Aim:
Where a line holds the word "with", copy that line.

Recorded data:
◇ ◇ ◇

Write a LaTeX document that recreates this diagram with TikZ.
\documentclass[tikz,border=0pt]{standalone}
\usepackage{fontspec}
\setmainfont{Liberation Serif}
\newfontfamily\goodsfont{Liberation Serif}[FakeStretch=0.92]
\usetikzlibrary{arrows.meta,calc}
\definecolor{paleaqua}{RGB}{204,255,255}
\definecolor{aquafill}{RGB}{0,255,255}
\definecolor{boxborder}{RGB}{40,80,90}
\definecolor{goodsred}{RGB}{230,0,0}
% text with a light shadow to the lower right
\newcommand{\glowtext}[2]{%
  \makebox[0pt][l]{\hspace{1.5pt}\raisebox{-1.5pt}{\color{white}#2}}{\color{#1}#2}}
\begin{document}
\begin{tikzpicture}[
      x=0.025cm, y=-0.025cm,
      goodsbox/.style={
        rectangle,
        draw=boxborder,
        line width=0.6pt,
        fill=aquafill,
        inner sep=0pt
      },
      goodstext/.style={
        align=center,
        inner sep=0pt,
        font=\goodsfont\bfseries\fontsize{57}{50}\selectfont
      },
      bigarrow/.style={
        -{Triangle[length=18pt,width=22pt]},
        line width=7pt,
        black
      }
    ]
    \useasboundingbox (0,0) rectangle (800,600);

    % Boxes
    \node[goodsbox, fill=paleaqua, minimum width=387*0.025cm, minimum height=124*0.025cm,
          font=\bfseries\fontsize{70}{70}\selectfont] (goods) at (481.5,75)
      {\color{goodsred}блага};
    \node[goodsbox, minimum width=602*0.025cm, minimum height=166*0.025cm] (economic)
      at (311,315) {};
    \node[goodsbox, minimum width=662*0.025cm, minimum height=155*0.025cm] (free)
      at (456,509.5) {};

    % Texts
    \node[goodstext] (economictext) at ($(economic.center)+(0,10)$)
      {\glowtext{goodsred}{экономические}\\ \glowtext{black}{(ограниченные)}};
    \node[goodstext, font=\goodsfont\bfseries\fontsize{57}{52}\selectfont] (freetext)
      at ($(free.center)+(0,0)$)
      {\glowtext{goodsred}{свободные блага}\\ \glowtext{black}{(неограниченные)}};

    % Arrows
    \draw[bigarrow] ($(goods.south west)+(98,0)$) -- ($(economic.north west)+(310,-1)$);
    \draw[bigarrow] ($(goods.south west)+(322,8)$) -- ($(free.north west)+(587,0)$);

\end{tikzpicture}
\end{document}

◇ ◇ ◇

Task solution:
Write a LaTeX document that recreates this diagram with TikZ.
% text with a light shadow to the lower right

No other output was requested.